Bombay and Sindhi Biryani
Precisely like the city Mumbai, the Biryani is also spicy, hearty and zesty- a pot full of flavours. Bombay Biryani has spiced fried potato, with a tone of slight sweetness that comes from dried plums & kewra water. Taste it at Mohammad Ali road. In the same city, I also tasted Sindhi Biryani at one of my Sindhi friend’s home. This Biryani is loaded with finely slit green chillies, fragrant spices, and roasted nuts. So it’s hot, and one needs to be aware if a first-time eater. A typical characteristic is an addition of Plums (Aloo Bukhara) in the spices, which gives the Biryani a beautiful aroma; lots of sour yoghurt in the layering gives a tangy note to the spice mix.

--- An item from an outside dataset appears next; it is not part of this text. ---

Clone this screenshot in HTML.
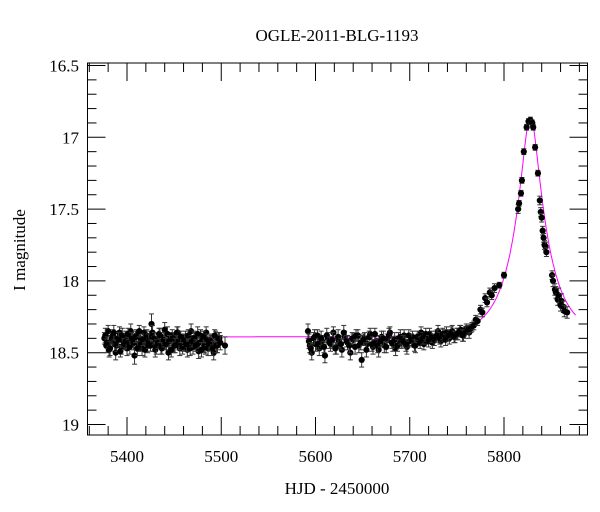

The Biryani is a blend of Mughlai and Iranian cuisine. The aroma, taste, tender meat, the Zaffran, everything gives it a distinguished appearance; however, the rice flavoured with aromatic saffron is the star of the dish. It’s very spicy where meat is generally marinated overnight in curd and rich spices along with a generous pour of biriyani masala. Nevertheless, there is Doodh ki Biryani known for its light flavour, a unique Hyderabadi speciality. The creamy milk is blended with roasted nuts, and aromatic spices resulting in a subtle, refined, and delicately flavoured dish. A jewel among the regal biryanis of the Hyderabadi Nizams!
Mughlai or Nizamuddin Biryani
Since fond of Lavish & exquisite dining experience, Mughal looked upon cooking as an art. The spiced meat is succulent chunks, enveloped in kewra scented rice, emanate an irresistible aroma that makes one hungry instantly. This Biryani smells as well as tastes royal! So should try the Jama Mazid area for the Biryani & other Mughlai cuisine.
Biryani is a complete meal, suitable for all occasions. Indeed, it is a marvel of India’s culinary heritage as eating with love and gusto by the rich as well as poor.